Fishermen could borrow marketing ideas from farmers, and access to working waterfront would be improved. Farmers would learn better financial planning, and landlords might get tax incentives to offer garden space to their tenants.

Those are a few of the ideas contained in a new report that’s designed to serve as a blueprint for expanding Maine’s food economy.

The Maine Food Strategy, a broad collection of people, businesses and organizations that work in food production, reviewed more than 200 reports and conducted over 200 interviews to set priorities for strengthening Maine’s food system and making it a robust part of the state’s economy. The report, released Tuesday, is called “The Maine Food Strategy Framework: A Tool for Advancing Maine’s Food System.” The organization itself, as well as the report, gets support from nearly a dozen local and national funds, trusts and foundations.

“From my perspective, one of the things that came out of the report that was really important was this need to bring together our resources more effectively,” project director Tanya Swain said. “Some of the ideas are pretty straightforward, and they really have to do with the fact that we already have some great talent and resources and organizations working on food systems and issues and opportunities. It’s about how do we take what we have and really bring it together and focus it.”

The goals outlined in the report are wide-ranging:

• Increase market share of Maine foods, both locally and internationally.

• Help food-related businesses manage growth and change.

• Boost the incomes and benefits of the people who work in food production.

• Develop public policies favorable to farms, fisheries and other food producers.

• Address the issue of hunger in Maine.

Reading the 29-page report to the end may feel like a finish line, but “a lot of people are looking at this as a starting point,” said Joshua Stoll, founder of LocalCatch.org and a member of the Maine Food Strategy steering committee.

“What is being presented in this document is a set of goals, and in those goals there are a set of underlying ‘how do we get theres,’ ” he said. “That’s the piece that’s really exciting. This creates a blueprint for moving these ideas forward that people from all over Maine have been thinking about.”

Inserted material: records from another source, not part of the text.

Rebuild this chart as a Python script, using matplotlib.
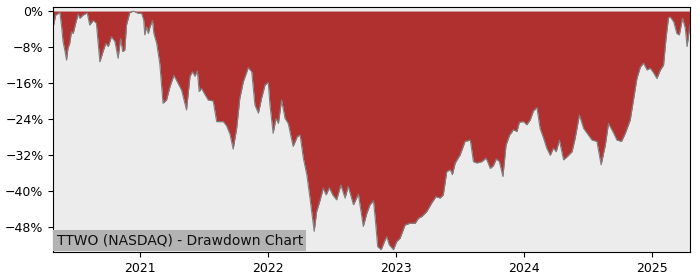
import matplotlib
matplotlib.use("Agg")
import matplotlib.pyplot as plt
import matplotlib.dates as mdates
from matplotlib.ticker import PercentFormatter
import pandas as pd

ticker = "TTWO (NASDAQ)"

dates = [
    "2020-04-29", "2020-05-06", "2020-05-18", "2020-05-23", "2020-05-27", "2020-06-01",
    "2020-06-06", "2020-06-10", "2020-06-15", "2020-06-20", "2020-06-25", "2020-07-02",
    "2020-07-09", "2020-07-14", "2020-07-23", "2020-08-04", "2020-08-11", "2020-08-21",
    "2020-08-30", "2020-09-09", "2020-09-18", "2020-09-26", "2020-10-03", "2020-10-12",
    "2020-10-22", "2020-10-31", "2020-11-07", "2020-11-13", "2020-11-19", "2020-11-24",
    "2020-12-03", "2020-12-13", "2020-12-27", "2021-01-06", "2021-01-12", "2021-01-15",
    "2021-01-20", "2021-01-25", "2021-01-30", "2021-02-06", "2021-02-10", "2021-02-18",
    "2021-02-27", "2021-03-08", "2021-03-18", "2021-03-28", "2021-04-08", "2021-04-20",
    "2021-04-30", "2021-05-07", "2021-05-14", "2021-05-24", "2021-05-31", "2021-06-07",
    "2021-06-14", "2021-06-19", "2021-06-26", "2021-07-05", "2021-07-15", "2021-07-29",
    "2021-08-08", "2021-08-17", "2021-08-27", "2021-09-05", "2021-09-15", "2021-09-24",
    "2021-10-04", "2021-10-13", "2021-10-23", "2021-11-06", "2021-11-16", "2021-11-25",
    "2021-12-05", "2021-12-14", "2021-12-24", "2022-01-02", "2022-01-07", "2022-01-16",
    "2022-01-24", "2022-01-31", "2022-02-09", "2022-02-19", "2022-02-28", "2022-03-14",
    "2022-03-26", "2022-04-03", "2022-04-12", "2022-04-22", "2022-05-01", "2022-05-13",
    "2022-05-20", "2022-05-30", "2022-06-08", "2022-06-16", "2022-06-25", "2022-07-05",
    "2022-07-16", "2022-07-28", "2022-08-09", "2022-08-18", "2022-09-02", "2022-09-16",
    "2022-09-30", "2022-10-10", "2022-10-19", "2022-10-29", "2022-11-03", "2022-11-10",
    "2022-11-20", "2022-11-29", "2022-12-06", "2022-12-13", "2022-12-25", "2023-01-03",
    "2023-01-13", "2023-01-27", "2023-02-10", "2023-02-25", "2023-03-06", "2023-03-16",
    "2023-03-30", "2023-04-13", "2023-04-25", "2023-05-07", "2023-05-16", "2023-05-26",
    "2023-06-05", "2023-06-11", "2023-06-19", "2023-07-03", "2023-07-17", "2023-08-01",
    "2023-08-10", "2023-08-20", "2023-09-03", "2023-09-15", "2023-09-27", "2023-10-06",
    "2023-10-14", "2023-10-23", "2023-11-02", "2023-11-11", "2023-11-21", "2023-12-02",
    "2023-12-12", "2023-12-19", "2023-12-31", "2024-01-09", "2024-01-19", "2024-01-28",
    "2024-02-07", "2024-02-16", "2024-02-26", "2024-03-06", "2024-03-16", "2024-03-25",
    "2024-04-02", "2024-04-11", "2024-04-23", "2024-05-03", "2024-05-17", "2024-05-26",
    "2024-06-07", "2024-06-19", "2024-07-03", "2024-07-13", "2024-07-27", "2024-08-08",
    "2024-08-20", "2024-08-29", "2024-09-13", "2024-09-22", "2024-10-05", "2024-10-16",
    "2024-10-30", "2024-11-09", "2024-11-18", "2024-11-28", "2024-12-07", "2024-12-17",
    "2024-12-26", "2025-01-05", "2025-01-14", "2025-01-24", "2025-02-02", "2025-02-09",
    "2025-02-16", "2025-02-21", "2025-03-03", "2025-03-12", "2025-03-19", "2025-03-28",
    "2025-04-05", "2025-04-10", "2025-04-17", "2025-04-19",
]

# drawdown from running peak, in percent
drawdown = [
    -3.5, -0.9, -0.3, -3.5, -6.8, -8.7,
    -10.9, -8.3, -7.2, -4.6, -5.0, -2.7,
    -0.7, -1.6, -0.9, -0.4, -3.1, -2.1,
    -2.7, -11.3, -9.0, -7.2, -7.9, -5.7,
    -6.8, -10.5, -6.1, -9.0, -8.7, -3.1,
    -0.4, 0.0, -0.5, -0.5, -2.0, -5.3,
    -3.5, -5.0, -3.5, -2.1, -5.0, -7.2,
    -11.8, -20.5, -19.8, -16.8, -14.3, -16.1,
    -17.6, -19.8, -22.0, -14.5, -13.5, -14.5,
    -13.3, -17.9, -17.2, -18.5, -19.8, -20.0,
    -24.6, -24.6, -24.6, -25.5, -27.4, -30.7,
    -26.1, -19.4, -15.7, -12.6, -13.5, -20.9,
    -22.7, -19.4, -16.4, -15.9, -20.9, -27.2,
    -23.9, -25.0, -19.8, -23.9, -25.0, -30.1,
    -27.9, -27.6, -32.7, -36.4, -41.6, -49.0,
    -44.6, -42.0, -39.4, -40.9, -39.3, -40.9,
    -42.0, -38.7, -41.6, -39.0, -43.1, -40.7,
    -47.9, -45.0, -43.1, -42.2, -46.1, -52.4,
    -53.1, -51.3, -50.2, -52.0, -53.1, -51.3,
    -50.5, -47.6, -47.2, -47.2, -46.1, -45.7,
    -44.6, -42.7, -41.3, -41.6, -40.9, -35.7,
    -35.3, -36.4, -33.8, -32.0, -29.0, -28.7,
    -33.5, -33.8, -33.5, -32.7, -35.0, -34.4,
    -32.9, -33.5, -36.8, -29.8, -27.6, -26.4,
    -26.8, -24.7, -24.6, -25.3, -24.2, -22.2,
    -21.5, -26.1, -28.3, -30.5, -32.1, -30.5,
    -31.3, -28.7, -33.1, -32.4, -31.3, -28.3,
    -23.1, -26.1, -27.6, -28.7, -29.0, -34.2,
    -29.8, -25.0, -27.2, -28.7, -29.0, -27.2,
    -24.2, -19.4, -15.0, -12.4, -11.6, -13.1,
    -12.7, -13.8, -15.0, -13.1, -12.0, -6.1,
    -1.5, -1.3, -2.4, -5.0, -5.3, -1.6,
    -3.8, -7.9, -3.8, -3.0,
]

yticks = [0, -8, -16, -24, -32, -40, -48]

x = pd.to_datetime(dates)

fig = plt.figure(figsize=(7, 2.8), dpi=100)
ax = fig.add_axes([0.076, 0.1, 0.91, 0.875])
ax.set_facecolor("#ececec")

ax.fill_between(x, drawdown, 0, color="#b03030", linewidth=0)
ax.plot(x, drawdown, color="grey", linewidth=0.8)

ax.set_xlim(x[0], x[-1])
ax.set_ylim(-53.6, 0.9)
ax.set_yticks(yticks)
ax.yaxis.set_major_formatter(PercentFormatter(xmax=100, decimals=0))
ax.xaxis.set_major_locator(mdates.YearLocator())
ax.xaxis.set_major_formatter(mdates.DateFormatter("%Y"))
ax.tick_params(labelsize=9)

ax.annotate(f"{ticker} - Drawdown Chart", xy=(0, 0), xycoords="axes fraction",
            xytext=(2.5, 3), textcoords="offset points", ha="left", va="bottom",
            fontsize=10, color="#111111",
            bbox=dict(facecolor="#b3b3b3", edgecolor="none", pad=2.5))

fig.savefig("out.png")
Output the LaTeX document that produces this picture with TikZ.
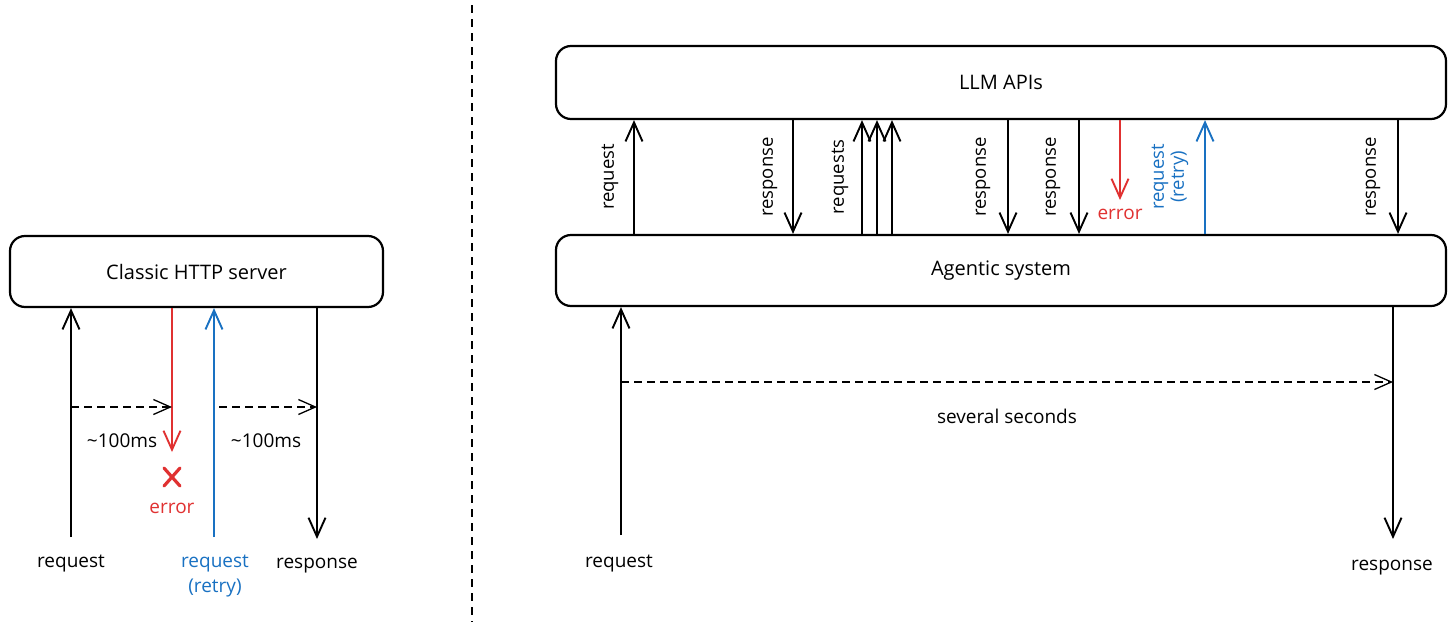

Part of the new report deals with improving data sharing among different organizations. While some businesses might balk at handing over proprietary information, sometimes sharing data makes sense, according to the report’s authors.

“We have a number of public sector organizations that are trying to promote food systems and farms, and they’re all collecting data from farms,” Swain said. “One of the challenges for small businesses, of course, is if they want to participate in those opportunities they have to be giving their information multiple times – very similar information – to a lot of different places. One suggestion that came up was looking at how we might be able to streamline some of that data collection between organizations.”

Similarly, organizations that fight hunger in Maine are talking about conducting some client surveys together so they don’t duplicate one another’s work, said Sara Trunzo, director of the farm food bank Veggies For All and a member of the steering committee.

The report touches on a huge number of topics, including the traceability of seafoods, farmers’ best management practices, the marketing of seafood through community-supported fisheries, and financial training for sustainable agriculture, farm and fishing businesses.

Partners and stakeholders who helped develop the report will come together at the end of the month, and the project’s subcommittees will reconvene at the end of September. Then the group will hold a statewide food summit Dec. 2 at the University of Maine’s Wells Conference Center in Orono.

“People say it’s great to eat, fun to get local food, but at the end of the day it’s also about strengthening the local Maine economy and creating new economic opportunities and it being part of the economic engine that is Maine,” Stoll said. “This is not just about tomatoes and carrots and scallops.”